# Task requirements
Scan the records below for the word "What" and give only the number of lines that hold it.

— begin —

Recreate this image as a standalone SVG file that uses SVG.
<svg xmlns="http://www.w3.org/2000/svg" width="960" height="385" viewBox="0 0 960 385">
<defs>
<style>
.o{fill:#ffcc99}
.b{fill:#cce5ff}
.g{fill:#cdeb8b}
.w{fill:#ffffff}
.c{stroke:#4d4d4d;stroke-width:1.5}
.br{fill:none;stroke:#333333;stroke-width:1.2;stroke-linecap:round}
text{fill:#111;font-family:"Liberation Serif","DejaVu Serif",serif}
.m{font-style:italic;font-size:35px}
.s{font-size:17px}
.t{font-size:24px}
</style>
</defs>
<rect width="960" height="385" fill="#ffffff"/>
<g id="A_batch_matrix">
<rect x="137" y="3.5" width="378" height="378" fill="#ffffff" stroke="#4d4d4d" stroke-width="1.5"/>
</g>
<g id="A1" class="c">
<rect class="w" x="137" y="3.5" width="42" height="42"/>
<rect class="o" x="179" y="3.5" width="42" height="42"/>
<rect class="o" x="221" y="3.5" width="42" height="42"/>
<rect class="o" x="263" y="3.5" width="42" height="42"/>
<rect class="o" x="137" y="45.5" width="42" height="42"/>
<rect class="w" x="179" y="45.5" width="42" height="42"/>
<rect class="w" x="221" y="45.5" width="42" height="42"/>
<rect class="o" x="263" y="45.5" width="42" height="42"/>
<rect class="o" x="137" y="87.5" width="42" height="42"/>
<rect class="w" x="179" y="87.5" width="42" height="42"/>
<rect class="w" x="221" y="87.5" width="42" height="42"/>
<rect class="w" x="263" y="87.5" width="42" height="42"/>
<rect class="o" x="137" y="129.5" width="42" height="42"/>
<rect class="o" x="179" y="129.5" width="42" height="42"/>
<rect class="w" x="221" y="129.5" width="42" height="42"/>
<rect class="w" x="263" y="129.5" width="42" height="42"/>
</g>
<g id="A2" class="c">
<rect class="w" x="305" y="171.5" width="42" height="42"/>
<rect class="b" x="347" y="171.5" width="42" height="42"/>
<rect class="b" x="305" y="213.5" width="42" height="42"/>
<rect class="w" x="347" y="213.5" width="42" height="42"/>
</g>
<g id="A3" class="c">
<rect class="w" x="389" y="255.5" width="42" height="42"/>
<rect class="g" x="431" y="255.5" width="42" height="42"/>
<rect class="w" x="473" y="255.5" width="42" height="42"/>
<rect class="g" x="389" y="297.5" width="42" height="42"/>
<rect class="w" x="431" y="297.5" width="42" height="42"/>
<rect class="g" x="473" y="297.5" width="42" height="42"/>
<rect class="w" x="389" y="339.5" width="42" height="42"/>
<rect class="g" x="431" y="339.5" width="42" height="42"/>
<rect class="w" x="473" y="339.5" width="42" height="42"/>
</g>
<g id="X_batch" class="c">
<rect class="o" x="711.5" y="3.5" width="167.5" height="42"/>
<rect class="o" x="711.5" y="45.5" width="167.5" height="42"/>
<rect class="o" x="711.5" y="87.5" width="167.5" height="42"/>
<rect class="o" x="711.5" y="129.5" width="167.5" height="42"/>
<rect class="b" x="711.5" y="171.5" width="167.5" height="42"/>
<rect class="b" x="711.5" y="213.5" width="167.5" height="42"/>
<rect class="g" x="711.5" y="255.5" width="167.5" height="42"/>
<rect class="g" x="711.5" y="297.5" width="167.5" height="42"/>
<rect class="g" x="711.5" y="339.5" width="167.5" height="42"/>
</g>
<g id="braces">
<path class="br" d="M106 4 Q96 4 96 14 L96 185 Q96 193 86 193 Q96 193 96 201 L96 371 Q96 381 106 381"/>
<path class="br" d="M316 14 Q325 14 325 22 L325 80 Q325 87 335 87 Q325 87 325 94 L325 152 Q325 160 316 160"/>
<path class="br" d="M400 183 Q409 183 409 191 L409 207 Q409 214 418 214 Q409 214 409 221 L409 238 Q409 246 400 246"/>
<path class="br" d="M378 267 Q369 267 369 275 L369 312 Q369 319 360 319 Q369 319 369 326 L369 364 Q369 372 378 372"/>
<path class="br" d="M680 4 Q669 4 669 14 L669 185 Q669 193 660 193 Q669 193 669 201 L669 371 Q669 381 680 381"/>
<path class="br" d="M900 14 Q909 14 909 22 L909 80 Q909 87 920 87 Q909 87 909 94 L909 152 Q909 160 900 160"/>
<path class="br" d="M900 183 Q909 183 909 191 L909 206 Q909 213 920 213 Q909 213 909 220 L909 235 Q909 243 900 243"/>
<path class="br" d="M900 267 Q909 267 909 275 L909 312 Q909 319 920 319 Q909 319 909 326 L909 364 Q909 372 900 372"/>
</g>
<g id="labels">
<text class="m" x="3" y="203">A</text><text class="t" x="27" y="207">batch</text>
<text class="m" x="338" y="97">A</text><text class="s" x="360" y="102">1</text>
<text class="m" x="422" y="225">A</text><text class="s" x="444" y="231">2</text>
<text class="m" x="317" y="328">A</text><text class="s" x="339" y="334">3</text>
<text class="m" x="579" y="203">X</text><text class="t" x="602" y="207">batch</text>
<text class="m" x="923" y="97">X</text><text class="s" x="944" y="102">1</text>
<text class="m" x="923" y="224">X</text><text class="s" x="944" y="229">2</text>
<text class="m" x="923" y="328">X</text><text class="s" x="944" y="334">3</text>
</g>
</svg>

— end —
— begin —

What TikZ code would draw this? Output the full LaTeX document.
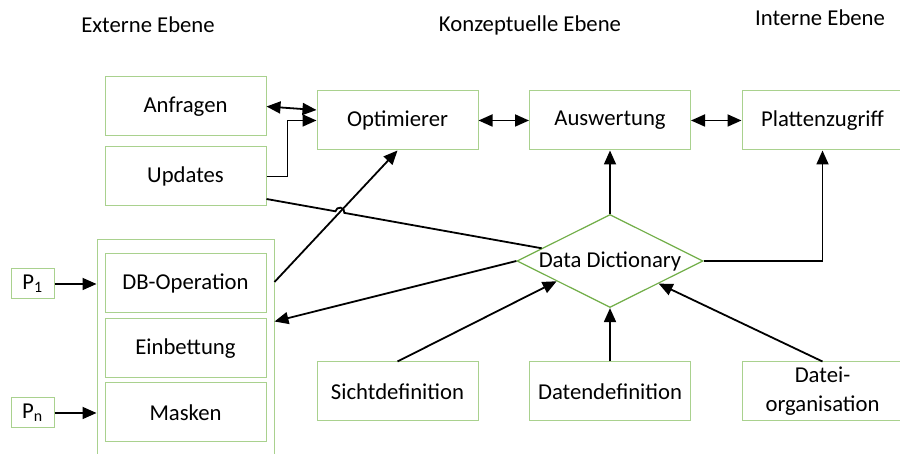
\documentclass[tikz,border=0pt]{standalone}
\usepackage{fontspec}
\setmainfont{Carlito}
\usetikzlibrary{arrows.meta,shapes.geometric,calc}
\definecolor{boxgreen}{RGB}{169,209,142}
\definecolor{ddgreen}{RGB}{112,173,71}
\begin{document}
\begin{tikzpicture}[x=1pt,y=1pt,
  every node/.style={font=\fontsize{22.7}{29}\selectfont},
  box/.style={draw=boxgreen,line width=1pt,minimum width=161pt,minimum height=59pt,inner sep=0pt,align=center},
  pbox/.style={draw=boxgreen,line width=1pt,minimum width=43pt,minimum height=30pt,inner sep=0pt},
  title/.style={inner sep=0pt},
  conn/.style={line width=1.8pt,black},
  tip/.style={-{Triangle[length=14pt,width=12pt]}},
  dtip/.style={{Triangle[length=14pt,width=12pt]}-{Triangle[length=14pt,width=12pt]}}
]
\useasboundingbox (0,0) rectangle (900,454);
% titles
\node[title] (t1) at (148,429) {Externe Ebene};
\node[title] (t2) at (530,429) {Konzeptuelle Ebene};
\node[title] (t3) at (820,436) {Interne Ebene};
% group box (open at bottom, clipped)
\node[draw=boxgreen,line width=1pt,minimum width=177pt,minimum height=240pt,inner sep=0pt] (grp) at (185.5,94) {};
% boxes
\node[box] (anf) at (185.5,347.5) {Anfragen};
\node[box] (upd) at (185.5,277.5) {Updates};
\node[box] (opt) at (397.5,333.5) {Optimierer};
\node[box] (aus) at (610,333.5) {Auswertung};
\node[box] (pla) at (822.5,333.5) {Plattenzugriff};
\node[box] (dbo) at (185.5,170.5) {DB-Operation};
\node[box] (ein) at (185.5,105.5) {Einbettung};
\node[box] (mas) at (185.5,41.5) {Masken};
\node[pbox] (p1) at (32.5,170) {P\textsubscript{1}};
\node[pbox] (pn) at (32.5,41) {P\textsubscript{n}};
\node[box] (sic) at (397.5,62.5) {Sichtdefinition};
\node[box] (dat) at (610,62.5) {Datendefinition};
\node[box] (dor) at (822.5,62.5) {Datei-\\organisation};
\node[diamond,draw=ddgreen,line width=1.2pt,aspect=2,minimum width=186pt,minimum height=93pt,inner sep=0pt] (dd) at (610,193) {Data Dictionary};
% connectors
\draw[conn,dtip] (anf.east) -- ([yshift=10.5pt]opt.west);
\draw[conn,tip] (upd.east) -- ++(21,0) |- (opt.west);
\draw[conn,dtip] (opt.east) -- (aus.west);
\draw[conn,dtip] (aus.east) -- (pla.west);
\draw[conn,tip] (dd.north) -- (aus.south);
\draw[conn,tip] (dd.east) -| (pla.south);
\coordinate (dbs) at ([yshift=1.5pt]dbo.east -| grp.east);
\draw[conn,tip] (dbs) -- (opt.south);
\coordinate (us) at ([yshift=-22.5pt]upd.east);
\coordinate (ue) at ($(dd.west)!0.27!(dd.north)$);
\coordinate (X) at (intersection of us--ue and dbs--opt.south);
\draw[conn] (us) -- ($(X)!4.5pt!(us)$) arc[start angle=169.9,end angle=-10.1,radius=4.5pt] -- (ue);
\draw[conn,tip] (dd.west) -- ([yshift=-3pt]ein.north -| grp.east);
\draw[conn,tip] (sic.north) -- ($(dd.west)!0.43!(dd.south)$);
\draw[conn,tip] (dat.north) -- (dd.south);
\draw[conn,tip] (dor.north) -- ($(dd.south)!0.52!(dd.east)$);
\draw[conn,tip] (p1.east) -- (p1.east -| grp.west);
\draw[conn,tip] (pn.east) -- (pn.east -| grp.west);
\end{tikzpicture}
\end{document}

— end —
— begin —

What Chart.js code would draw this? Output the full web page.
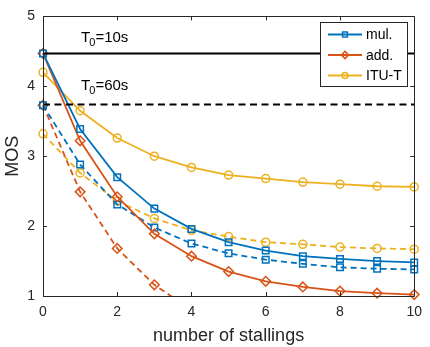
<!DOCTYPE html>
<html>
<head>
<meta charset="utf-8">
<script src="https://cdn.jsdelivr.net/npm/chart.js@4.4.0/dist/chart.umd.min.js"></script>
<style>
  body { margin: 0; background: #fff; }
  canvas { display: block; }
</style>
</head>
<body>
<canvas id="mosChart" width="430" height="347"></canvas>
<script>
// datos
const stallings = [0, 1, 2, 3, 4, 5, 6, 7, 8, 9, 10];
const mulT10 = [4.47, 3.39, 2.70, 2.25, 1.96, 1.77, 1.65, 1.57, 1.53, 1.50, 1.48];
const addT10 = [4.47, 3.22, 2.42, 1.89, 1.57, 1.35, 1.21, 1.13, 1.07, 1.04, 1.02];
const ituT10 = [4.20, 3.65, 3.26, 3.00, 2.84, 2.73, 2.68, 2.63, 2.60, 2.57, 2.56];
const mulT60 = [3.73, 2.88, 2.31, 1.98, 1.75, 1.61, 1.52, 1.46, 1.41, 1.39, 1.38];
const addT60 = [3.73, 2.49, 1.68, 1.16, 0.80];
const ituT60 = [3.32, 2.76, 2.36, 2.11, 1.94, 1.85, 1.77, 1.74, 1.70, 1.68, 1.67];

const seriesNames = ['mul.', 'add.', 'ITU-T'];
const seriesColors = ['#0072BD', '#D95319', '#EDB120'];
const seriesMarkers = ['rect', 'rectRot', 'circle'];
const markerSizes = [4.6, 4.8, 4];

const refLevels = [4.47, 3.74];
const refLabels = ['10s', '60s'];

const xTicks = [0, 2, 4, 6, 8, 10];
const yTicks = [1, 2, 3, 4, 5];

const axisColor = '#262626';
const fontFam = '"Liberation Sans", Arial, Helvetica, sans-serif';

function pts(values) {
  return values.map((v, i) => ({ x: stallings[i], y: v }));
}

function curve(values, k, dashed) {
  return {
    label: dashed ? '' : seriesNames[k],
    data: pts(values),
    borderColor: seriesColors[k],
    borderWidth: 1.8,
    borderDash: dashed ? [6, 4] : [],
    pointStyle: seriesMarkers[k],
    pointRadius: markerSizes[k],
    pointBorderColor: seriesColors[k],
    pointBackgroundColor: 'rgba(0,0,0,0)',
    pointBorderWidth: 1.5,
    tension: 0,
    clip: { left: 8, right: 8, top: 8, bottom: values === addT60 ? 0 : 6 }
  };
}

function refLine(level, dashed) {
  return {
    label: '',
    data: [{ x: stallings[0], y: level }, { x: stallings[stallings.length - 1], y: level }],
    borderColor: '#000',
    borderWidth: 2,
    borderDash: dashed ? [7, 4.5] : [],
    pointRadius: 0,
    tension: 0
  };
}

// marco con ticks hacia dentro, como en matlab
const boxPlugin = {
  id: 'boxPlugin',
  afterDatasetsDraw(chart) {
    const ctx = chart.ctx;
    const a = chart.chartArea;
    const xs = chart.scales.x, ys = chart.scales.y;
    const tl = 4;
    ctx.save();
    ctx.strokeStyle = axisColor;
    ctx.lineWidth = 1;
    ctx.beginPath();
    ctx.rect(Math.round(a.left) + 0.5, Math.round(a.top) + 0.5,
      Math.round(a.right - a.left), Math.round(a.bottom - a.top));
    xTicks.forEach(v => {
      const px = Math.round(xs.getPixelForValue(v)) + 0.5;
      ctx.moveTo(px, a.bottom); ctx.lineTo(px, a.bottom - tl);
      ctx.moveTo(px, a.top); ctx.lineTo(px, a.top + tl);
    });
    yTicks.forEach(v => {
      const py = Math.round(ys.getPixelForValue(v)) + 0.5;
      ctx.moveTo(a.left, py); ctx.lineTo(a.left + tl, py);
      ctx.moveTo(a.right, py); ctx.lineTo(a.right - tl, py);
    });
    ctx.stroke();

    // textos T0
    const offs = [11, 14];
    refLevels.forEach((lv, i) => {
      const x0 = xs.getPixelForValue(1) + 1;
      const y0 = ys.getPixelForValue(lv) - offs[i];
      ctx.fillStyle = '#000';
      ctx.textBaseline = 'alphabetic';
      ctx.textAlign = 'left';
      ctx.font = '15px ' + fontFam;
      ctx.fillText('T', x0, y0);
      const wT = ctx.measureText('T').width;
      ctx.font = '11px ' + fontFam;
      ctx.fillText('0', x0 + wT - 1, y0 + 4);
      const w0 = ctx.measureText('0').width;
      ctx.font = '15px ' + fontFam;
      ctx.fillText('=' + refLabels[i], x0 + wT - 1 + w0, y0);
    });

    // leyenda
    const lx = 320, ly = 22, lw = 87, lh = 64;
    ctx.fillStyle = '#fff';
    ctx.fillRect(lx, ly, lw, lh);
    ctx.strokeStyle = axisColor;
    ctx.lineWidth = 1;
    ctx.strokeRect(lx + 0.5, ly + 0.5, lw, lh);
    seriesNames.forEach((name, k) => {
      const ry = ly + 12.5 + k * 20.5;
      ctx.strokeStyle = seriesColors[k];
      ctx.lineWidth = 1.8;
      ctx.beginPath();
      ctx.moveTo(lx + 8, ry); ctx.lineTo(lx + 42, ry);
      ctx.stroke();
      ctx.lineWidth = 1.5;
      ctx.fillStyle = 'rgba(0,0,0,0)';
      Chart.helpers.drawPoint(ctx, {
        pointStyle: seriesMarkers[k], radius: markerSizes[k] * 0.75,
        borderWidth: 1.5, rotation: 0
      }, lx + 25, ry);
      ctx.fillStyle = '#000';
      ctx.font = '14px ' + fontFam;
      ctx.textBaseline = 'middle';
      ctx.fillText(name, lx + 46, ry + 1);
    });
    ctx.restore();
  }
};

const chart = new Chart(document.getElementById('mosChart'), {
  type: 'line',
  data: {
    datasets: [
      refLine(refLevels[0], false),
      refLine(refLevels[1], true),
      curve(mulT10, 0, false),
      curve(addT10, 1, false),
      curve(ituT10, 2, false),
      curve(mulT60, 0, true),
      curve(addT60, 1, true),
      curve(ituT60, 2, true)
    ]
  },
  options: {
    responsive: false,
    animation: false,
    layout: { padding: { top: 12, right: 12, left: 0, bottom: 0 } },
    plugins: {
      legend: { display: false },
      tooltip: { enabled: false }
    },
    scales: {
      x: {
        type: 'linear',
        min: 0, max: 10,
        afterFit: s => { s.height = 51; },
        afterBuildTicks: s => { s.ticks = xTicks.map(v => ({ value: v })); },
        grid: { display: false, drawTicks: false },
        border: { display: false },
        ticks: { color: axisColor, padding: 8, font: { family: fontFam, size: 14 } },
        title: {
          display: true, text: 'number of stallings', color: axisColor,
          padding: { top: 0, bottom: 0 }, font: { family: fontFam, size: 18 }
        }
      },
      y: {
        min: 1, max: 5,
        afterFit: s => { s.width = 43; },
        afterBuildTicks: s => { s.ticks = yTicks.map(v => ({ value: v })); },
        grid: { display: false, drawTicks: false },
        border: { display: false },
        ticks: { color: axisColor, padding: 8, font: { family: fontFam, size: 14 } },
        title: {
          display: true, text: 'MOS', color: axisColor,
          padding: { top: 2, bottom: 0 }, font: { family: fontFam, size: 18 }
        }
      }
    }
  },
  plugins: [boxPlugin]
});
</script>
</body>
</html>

— end —

# Written reply
2